WORK TO COMPLETE:
Give an exact transcription of every line, dropping the images.

# SUPPLIED DATA start

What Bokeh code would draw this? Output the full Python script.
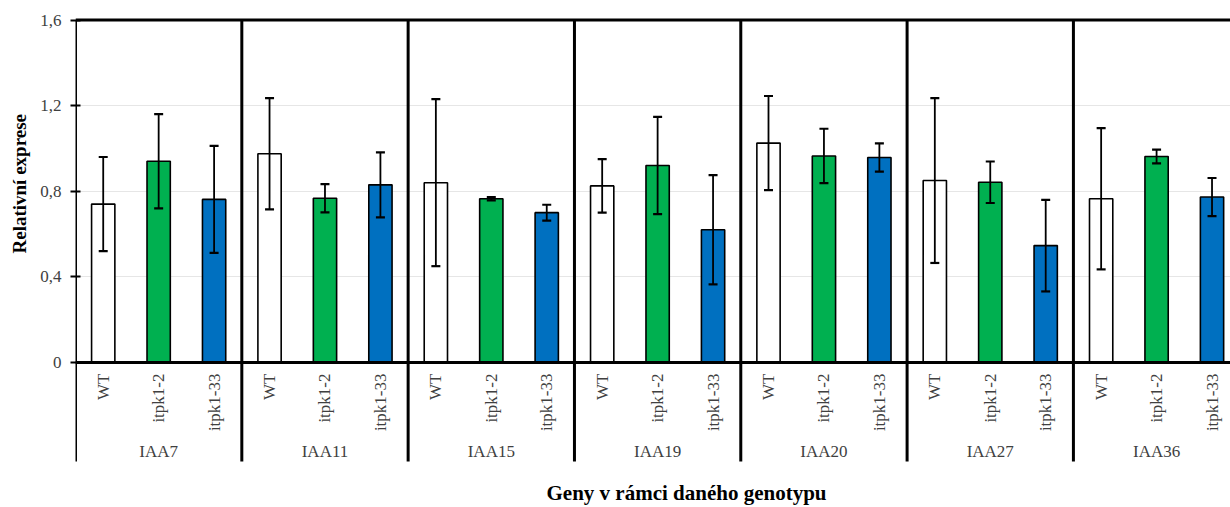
import math
from bokeh.plotting import figure
from bokeh.models import (ColumnDataSource, Range1d, FixedTicker, Whisker, TeeHead,
                          LinearAxis, Title)
from bokeh.core.properties import value
from bokeh.embed import file_html
from bokeh.resources import INLINE

# Relative expression of auxin-responsive genes per genotype (mean and error)
genes = ["IAA7", "IAA11", "IAA15", "IAA19", "IAA20", "IAA27", "IAA36"]
genotypes = ["WT", "itpk1-2", "itpk1-33"]

wt = [0.74, 0.975, 0.84, 0.825, 1.025, 0.85, 0.765]
wt_err = [0.22, 0.26, 0.39, 0.125, 0.22, 0.385, 0.33]
itpk1_2 = [0.94, 0.767, 0.765, 0.92, 0.965, 0.842, 0.962]
itpk1_2_err = [0.22, 0.066, 0.008, 0.227, 0.127, 0.097, 0.032]
itpk1_33 = [0.762, 0.83, 0.70, 0.62, 0.958, 0.546, 0.773]
itpk1_33_err = [0.25, 0.152, 0.037, 0.255, 0.066, 0.214, 0.089]

genotype_colors = ["#FFFFFF", "#00B050", "#0070C0"]

y_ticks = [0, 0.4, 0.8, 1.2, 1.6]
y_tick_labels = ["0", "0,4", "0,8", "1,2", "1,6"]

x_title = "Geny v rámci daného genotypu"
y_title = "Relativní exprese"

SERIF = "Liberation Serif"
TEXT_GREY = "#404040"

# flatten into one bar per (gene, genotype)
series = [(wt, wt_err), (itpk1_2, itpk1_2_err), (itpk1_33, itpk1_33_err)]
xs, tops, lows, highs, colors, cats = [], [], [], [], [], []
for gi, _ in enumerate(genes):
    for si, (vals, errs) in enumerate(series):
        xs.append(gi * 3 + si + 0.5)
        tops.append(vals[gi])
        lows.append(vals[gi] - errs[gi])
        highs.append(vals[gi] + errs[gi])
        colors.append(genotype_colors[si])
        cats.append(genotypes[si])

src = ColumnDataSource(dict(x=xs, top=tops, lower=lows, upper=highs,
                            color=colors, cat=cats))

# the frame runs from the top of the canvas to its bottom edge; value 0 sits
# 362 px down, 1.6 sits 19.5 px down
W, H = 1230, 507
LEFT = 75
px_per_unit = (362 - 19.5) / 1.6
y_end = 1.6 + 19.5 / px_per_unit
y_start = -(H - 362) / px_per_unit
tier_bottom = -(461 - 362) / px_per_unit
n_slots = 20.8333
slot_px = (W - LEFT) / n_slots

p = figure(width=W, height=H, output_backend="svg", toolbar_location=None,
           x_range=Range1d(0, n_slots), y_range=Range1d(y_start, y_end),
           min_border_left=LEFT, min_border_right=0, min_border_top=0,
           min_border_bottom=0, x_axis_location=None, y_axis_location=None)
p.outline_line_color = None
p.background_fill_color = "white"
p.border_fill_color = "white"

yaxis = LinearAxis(ticker=FixedTicker(ticks=y_ticks), minor_tick_line_color=None,
                   axis_line_color=None,
                   major_tick_line_width=2, major_tick_line_color="black",
                   major_tick_in=5, major_tick_out=5, major_label_standoff=9,
                   major_label_text_font=SERIF, major_label_text_font_size="17px",
                   major_label_text_color=TEXT_GREY,
                   major_label_overrides={t: l for t, l in zip(y_ticks, y_tick_labels)})
p.add_layout(yaxis, "left")

p.add_layout(Title(text=y_title, align="left", offset=H - 253, vertical_align="middle",
                   text_font=SERIF, text_font_style="bold", text_font_size="19px",
                   text_color="black", standoff=13), "left")

p.xgrid.visible = False
p.ygrid.ticker = FixedTicker(ticks=[0.4, 0.8, 1.2])
p.ygrid.grid_line_color = "#E6E6E6"
p.ygrid.grid_line_width = 1.2

# bars
p.vbar(x="x", top="top", bottom=0, width=0.42, fill_color="color",
       line_color="black", line_width=1.6, source=src)

# error bars
whisk = Whisker(source=src, base="x", lower="lower", upper="upper",
                line_color="black", line_width=1.8,
                upper_head=TeeHead(size=9, line_width=2.2, line_color="black"),
                lower_head=TeeHead(size=9, line_width=2.2, line_color="black"),
                level="overlay")
p.add_layout(whisk)

# frame lines: value axis, top border, zero line and group separators
sep_x = [3 * k for k in range(0, len(genes) + 1)]
p.segment(x0=sep_x, y0=[tier_bottom] * len(sep_x), x1=sep_x, y1=[1.6] * len(sep_x),
          line_color="black", line_width=3)
p.segment(x0=[0], y0=[1.6], x1=[n_slots], y1=[1.6], line_color="black", line_width=3)
p.segment(x0=[0], y0=[0], x1=[n_slots], y1=[0], line_color="black", line_width=3)

# genotype labels, rotated
p.text(x="x", y=-11 / px_per_unit, text="cat", source=src, angle=math.pi / 2,
       text_align="right", text_baseline="middle", text_font=value(SERIF),
       text_font_size="17px", text_color=TEXT_GREY)

# gene labels
p.text(x=[g * 3 + 1.5 for g in range(len(genes))], y=[-89 / px_per_unit] * len(genes),
       text=genes, text_align="center", text_baseline="middle",
       text_font=value(SERIF), text_font_size="17px", text_color=TEXT_GREY)

# category axis title
p.text(x=[(686 - LEFT) / slot_px], y=[(362 - 492) / px_per_unit], text=[x_title],
       text_align="center", text_baseline="middle", text_font=value(SERIF),
       text_font_style="bold", text_font_size="21px", text_color="black")

open("out.html", "w").write(file_html(p, INLINE))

# SUPPLIED DATA end

CORRECT RESPONSE:
What Bokeh code would draw this? Output the full Python script.
import math
from bokeh.plotting import figure
from bokeh.models import (ColumnDataSource, Range1d, FixedTicker, Whisker, TeeHead,
                          LinearAxis, Title)
from bokeh.core.properties import value
from bokeh.embed import file_html
from bokeh.resources import INLINE

# Relative expression of auxin-responsive genes per genotype (mean and error)
genes = ["IAA7", "IAA11", "IAA15", "IAA19", "IAA20", "IAA27", "IAA36"]
genotypes = ["WT", "itpk1-2", "itpk1-33"]

wt = [0.74, 0.975, 0.84, 0.825, 1.025, 0.85, 0.765]
wt_err = [0.22, 0.26, 0.39, 0.125, 0.22, 0.385, 0.33]
itpk1_2 = [0.94, 0.767, 0.765, 0.92, 0.965, 0.842, 0.962]
itpk1_2_err = [0.22, 0.066, 0.008, 0.227, 0.127, 0.097, 0.032]
itpk1_33 = [0.762, 0.83, 0.70, 0.62, 0.958, 0.546, 0.773]
itpk1_33_err = [0.25, 0.152, 0.037, 0.255, 0.066, 0.214, 0.089]

genotype_colors = ["#FFFFFF", "#00B050", "#0070C0"]

y_ticks = [0, 0.4, 0.8, 1.2, 1.6]
y_tick_labels = ["0", "0,4", "0,8", "1,2", "1,6"]

x_title = "Geny v rámci daného genotypu"
y_title = "Relativní exprese"

SERIF = "Liberation Serif"
TEXT_GREY = "#404040"

# flatten into one bar per (gene, genotype)
series = [(wt, wt_err), (itpk1_2, itpk1_2_err), (itpk1_33, itpk1_33_err)]
xs, tops, lows, highs, colors, cats = [], [], [], [], [], []
for gi, _ in enumerate(genes):
    for si, (vals, errs) in enumerate(series):
        xs.append(gi * 3 + si + 0.5)
        tops.append(vals[gi])
        lows.append(vals[gi] - errs[gi])
        highs.append(vals[gi] + errs[gi])
        colors.append(genotype_colors[si])
        cats.append(genotypes[si])

src = ColumnDataSource(dict(x=xs, top=tops, lower=lows, upper=highs,
                            color=colors, cat=cats))

# the frame runs from the top of the canvas to its bottom edge; value 0 sits
# 362 px down, 1.6 sits 19.5 px down
W, H = 1230, 507
LEFT = 75
px_per_unit = (362 - 19.5) / 1.6
y_end = 1.6 + 19.5 / px_per_unit
y_start = -(H - 362) / px_per_unit
tier_bottom = -(461 - 362) / px_per_unit
n_slots = 20.8333
slot_px = (W - LEFT) / n_slots

p = figure(width=W, height=H, output_backend="svg", toolbar_location=None,
           x_range=Range1d(0, n_slots), y_range=Range1d(y_start, y_end),
           min_border_left=LEFT, min_border_right=0, min_border_top=0,
           min_border_bottom=0, x_axis_location=None, y_axis_location=None)
p.outline_line_color = None
p.background_fill_color = "white"
p.border_fill_color = "white"

yaxis = LinearAxis(ticker=FixedTicker(ticks=y_ticks), minor_tick_line_color=None,
                   axis_line_color=None,
                   major_tick_line_width=2, major_tick_line_color="black",
                   major_tick_in=5, major_tick_out=5, major_label_standoff=9,
                   major_label_text_font=SERIF, major_label_text_font_size="17px",
                   major_label_text_color=TEXT_GREY,
                   major_label_overrides={t: l for t, l in zip(y_ticks, y_tick_labels)})
p.add_layout(yaxis, "left")

p.add_layout(Title(text=y_title, align="left", offset=H - 253, vertical_align="middle",
                   text_font=SERIF, text_font_style="bold", text_font_size="19px",
                   text_color="black", standoff=13), "left")

p.xgrid.visible = False
p.ygrid.ticker = FixedTicker(ticks=[0.4, 0.8, 1.2])
p.ygrid.grid_line_color = "#E6E6E6"
p.ygrid.grid_line_width = 1.2

# bars
p.vbar(x="x", top="top", bottom=0, width=0.42, fill_color="color",
       line_color="black", line_width=1.6, source=src)

# error bars
whisk = Whisker(source=src, base="x", lower="lower", upper="upper",
                line_color="black", line_width=1.8,
                upper_head=TeeHead(size=9, line_width=2.2, line_color="black"),
                lower_head=TeeHead(size=9, line_width=2.2, line_color="black"),
                level="overlay")
p.add_layout(whisk)

# frame lines: value axis, top border, zero line and group separators
sep_x = [3 * k for k in range(0, len(genes) + 1)]
p.segment(x0=sep_x, y0=[tier_bottom] * len(sep_x), x1=sep_x, y1=[1.6] * len(sep_x),
          line_color="black", line_width=3)
p.segment(x0=[0], y0=[1.6], x1=[n_slots], y1=[1.6], line_color="black", line_width=3)
p.segment(x0=[0], y0=[0], x1=[n_slots], y1=[0], line_color="black", line_width=3)

# genotype labels, rotated
p.text(x="x", y=-11 / px_per_unit, text="cat", source=src, angle=math.pi / 2,
       text_align="right", text_baseline="middle", text_font=value(SERIF),
       text_font_size="17px", text_color=TEXT_GREY)

# gene labels
p.text(x=[g * 3 + 1.5 for g in range(len(genes))], y=[-89 / px_per_unit] * len(genes),
       text=genes, text_align="center", text_baseline="middle",
       text_font=value(SERIF), text_font_size="17px", text_color=TEXT_GREY)

# category axis title
p.text(x=[(686 - LEFT) / slot_px], y=[(362 - 492) / px_per_unit], text=[x_title],
       text_align="center", text_baseline="middle", text_font=value(SERIF),
       text_font_style="bold", text_font_size="21px", text_color="black")

open("out.html", "w").write(file_html(p, INLINE))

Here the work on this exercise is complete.